__WORK TO BE COMPLETED__: Don't include pictures. Quote the lines below from the first through the line that contains "0.00969, 0.01715, 0.02424];".

## begin

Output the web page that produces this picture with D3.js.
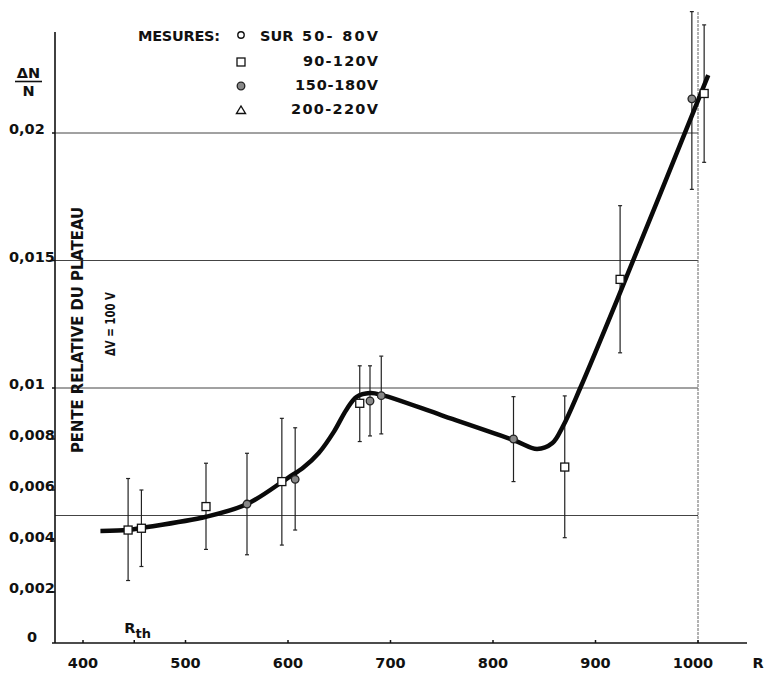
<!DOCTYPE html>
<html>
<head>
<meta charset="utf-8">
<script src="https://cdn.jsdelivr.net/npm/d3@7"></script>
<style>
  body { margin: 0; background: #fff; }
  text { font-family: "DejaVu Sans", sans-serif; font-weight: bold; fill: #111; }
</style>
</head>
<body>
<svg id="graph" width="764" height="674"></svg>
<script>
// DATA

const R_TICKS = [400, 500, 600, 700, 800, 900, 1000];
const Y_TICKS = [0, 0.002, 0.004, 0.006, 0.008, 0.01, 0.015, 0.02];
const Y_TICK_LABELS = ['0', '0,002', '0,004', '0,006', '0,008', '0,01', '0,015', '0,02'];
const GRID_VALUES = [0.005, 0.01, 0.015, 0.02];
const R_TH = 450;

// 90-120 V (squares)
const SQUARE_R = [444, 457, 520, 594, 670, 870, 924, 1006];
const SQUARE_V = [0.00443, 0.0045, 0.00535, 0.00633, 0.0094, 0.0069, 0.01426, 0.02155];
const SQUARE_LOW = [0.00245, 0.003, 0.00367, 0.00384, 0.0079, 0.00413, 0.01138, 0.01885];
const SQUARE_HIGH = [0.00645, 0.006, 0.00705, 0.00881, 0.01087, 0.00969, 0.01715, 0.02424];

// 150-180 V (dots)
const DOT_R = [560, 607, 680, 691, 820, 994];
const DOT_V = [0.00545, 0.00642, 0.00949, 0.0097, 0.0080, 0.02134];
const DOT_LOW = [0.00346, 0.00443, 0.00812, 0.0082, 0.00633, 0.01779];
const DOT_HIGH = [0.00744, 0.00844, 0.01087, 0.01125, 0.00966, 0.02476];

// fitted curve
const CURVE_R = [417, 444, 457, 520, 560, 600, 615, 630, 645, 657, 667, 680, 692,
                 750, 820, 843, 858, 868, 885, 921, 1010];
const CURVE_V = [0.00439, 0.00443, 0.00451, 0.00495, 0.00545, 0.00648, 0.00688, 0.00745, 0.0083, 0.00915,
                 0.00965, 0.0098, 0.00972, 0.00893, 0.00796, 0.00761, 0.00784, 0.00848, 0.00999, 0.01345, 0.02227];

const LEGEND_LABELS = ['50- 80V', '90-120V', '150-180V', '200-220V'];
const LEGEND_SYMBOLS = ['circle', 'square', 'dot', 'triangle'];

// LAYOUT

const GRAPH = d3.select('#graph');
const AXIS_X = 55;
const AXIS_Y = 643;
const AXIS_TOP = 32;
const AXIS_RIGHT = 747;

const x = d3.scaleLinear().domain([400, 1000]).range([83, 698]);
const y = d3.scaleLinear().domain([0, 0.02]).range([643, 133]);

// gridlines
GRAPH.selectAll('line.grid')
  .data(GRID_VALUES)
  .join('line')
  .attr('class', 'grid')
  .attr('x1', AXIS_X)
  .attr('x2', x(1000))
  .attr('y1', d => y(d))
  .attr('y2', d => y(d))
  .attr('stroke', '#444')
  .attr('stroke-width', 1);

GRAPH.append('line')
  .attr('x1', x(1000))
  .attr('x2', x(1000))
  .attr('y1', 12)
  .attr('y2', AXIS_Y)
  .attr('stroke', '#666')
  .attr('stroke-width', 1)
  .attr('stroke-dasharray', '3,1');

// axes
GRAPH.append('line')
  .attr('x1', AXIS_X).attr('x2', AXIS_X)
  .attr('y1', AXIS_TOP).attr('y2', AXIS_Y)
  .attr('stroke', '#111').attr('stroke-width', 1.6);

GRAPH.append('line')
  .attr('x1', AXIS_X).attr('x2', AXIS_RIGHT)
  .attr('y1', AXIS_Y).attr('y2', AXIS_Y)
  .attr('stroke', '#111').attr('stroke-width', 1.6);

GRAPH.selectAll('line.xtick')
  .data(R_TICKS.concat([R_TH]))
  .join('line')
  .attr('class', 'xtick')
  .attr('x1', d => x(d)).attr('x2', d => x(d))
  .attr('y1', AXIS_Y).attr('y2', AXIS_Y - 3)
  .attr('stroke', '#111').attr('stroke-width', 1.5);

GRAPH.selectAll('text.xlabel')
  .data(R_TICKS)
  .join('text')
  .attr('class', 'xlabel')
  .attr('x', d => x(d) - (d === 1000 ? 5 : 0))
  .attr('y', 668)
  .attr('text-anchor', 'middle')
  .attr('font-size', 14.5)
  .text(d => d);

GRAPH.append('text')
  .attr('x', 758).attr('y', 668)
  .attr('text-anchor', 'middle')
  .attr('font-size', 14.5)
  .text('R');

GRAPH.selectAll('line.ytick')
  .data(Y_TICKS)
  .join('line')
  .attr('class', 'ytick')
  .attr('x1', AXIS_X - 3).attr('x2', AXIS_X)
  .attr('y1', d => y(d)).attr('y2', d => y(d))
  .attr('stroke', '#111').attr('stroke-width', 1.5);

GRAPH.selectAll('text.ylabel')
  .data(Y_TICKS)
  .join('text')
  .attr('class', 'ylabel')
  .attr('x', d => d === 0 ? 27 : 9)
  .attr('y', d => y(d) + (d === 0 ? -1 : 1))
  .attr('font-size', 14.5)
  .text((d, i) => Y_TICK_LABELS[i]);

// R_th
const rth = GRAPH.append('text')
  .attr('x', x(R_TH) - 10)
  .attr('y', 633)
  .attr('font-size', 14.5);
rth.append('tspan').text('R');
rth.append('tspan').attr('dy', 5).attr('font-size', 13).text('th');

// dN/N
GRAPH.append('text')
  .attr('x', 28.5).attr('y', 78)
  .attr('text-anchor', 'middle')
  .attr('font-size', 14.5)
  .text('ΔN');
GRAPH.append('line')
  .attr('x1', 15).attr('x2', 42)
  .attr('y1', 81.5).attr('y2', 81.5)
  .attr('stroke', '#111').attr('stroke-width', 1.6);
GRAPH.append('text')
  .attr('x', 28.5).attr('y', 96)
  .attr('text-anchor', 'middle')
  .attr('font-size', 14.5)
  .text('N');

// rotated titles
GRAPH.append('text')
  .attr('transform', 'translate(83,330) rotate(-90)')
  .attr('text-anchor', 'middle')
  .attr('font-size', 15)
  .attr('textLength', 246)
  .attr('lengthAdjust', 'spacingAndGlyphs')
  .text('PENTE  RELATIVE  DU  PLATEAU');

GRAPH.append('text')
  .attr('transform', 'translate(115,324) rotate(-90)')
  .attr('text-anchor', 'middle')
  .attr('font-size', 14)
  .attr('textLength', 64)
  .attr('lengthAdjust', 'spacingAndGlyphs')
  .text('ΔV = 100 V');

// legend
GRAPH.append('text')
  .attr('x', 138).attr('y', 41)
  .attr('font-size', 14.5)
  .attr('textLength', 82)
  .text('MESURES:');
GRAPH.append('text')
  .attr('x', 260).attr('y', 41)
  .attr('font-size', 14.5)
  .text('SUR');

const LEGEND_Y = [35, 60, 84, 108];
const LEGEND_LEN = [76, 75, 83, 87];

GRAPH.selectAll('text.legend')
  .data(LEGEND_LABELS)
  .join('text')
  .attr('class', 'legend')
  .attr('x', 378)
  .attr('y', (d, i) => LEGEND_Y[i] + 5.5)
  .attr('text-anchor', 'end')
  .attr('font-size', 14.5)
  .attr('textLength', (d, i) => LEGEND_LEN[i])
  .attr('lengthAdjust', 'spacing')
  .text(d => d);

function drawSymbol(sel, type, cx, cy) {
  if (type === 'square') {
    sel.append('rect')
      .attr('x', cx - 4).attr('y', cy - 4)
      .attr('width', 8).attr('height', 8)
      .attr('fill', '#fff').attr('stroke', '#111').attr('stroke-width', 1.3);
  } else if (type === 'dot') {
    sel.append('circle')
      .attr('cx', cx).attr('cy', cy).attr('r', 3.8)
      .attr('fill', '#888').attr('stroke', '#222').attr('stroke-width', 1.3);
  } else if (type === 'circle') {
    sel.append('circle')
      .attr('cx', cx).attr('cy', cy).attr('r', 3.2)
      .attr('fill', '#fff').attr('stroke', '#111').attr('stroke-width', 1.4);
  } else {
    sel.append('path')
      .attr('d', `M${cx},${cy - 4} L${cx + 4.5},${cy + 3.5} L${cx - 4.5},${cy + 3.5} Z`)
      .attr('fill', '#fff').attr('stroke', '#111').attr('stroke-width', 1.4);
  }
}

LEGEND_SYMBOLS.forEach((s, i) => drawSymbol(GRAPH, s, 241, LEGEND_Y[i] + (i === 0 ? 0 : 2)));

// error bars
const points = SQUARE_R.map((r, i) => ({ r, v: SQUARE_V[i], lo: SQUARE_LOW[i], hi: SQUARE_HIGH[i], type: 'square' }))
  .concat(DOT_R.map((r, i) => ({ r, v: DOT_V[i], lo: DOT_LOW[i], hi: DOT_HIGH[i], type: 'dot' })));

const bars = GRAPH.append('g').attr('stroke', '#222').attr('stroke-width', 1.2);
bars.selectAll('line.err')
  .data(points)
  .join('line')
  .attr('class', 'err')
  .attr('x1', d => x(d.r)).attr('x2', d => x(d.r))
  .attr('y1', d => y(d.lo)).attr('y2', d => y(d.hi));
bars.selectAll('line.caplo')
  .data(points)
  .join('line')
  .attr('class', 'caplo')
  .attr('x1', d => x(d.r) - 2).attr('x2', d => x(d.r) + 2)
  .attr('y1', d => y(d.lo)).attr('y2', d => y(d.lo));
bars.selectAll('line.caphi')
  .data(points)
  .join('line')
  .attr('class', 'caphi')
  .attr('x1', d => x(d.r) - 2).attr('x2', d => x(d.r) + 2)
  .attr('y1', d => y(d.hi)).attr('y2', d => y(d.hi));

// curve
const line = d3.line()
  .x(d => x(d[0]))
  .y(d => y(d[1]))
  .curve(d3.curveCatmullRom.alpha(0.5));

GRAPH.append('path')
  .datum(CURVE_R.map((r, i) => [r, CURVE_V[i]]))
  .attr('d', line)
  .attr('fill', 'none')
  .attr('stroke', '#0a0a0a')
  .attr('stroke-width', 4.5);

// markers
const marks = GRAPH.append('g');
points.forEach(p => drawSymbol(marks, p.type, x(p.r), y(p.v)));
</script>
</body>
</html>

## end

__COMPLETE OUTPUT__:
Output the web page that produces this picture with D3.js.
<!DOCTYPE html>
<html>
<head>
<meta charset="utf-8">
<script src="https://cdn.jsdelivr.net/npm/d3@7"></script>
<style>
  body { margin: 0; background: #fff; }
  text { font-family: "DejaVu Sans", sans-serif; font-weight: bold; fill: #111; }
</style>
</head>
<body>
<svg id="graph" width="764" height="674"></svg>
<script>
// DATA

const R_TICKS = [400, 500, 600, 700, 800, 900, 1000];
const Y_TICKS = [0, 0.002, 0.004, 0.006, 0.008, 0.01, 0.015, 0.02];
const Y_TICK_LABELS = ['0', '0,002', '0,004', '0,006', '0,008', '0,01', '0,015', '0,02'];
const GRID_VALUES = [0.005, 0.01, 0.015, 0.02];
const R_TH = 450;

// 90-120 V (squares)
const SQUARE_R = [444, 457, 520, 594, 670, 870, 924, 1006];
const SQUARE_V = [0.00443, 0.0045, 0.00535, 0.00633, 0.0094, 0.0069, 0.01426, 0.02155];
const SQUARE_LOW = [0.00245, 0.003, 0.00367, 0.00384, 0.0079, 0.00413, 0.01138, 0.01885];
const SQUARE_HIGH = [0.00645, 0.006, 0.00705, 0.00881, 0.01087, 0.00969, 0.01715, 0.02424];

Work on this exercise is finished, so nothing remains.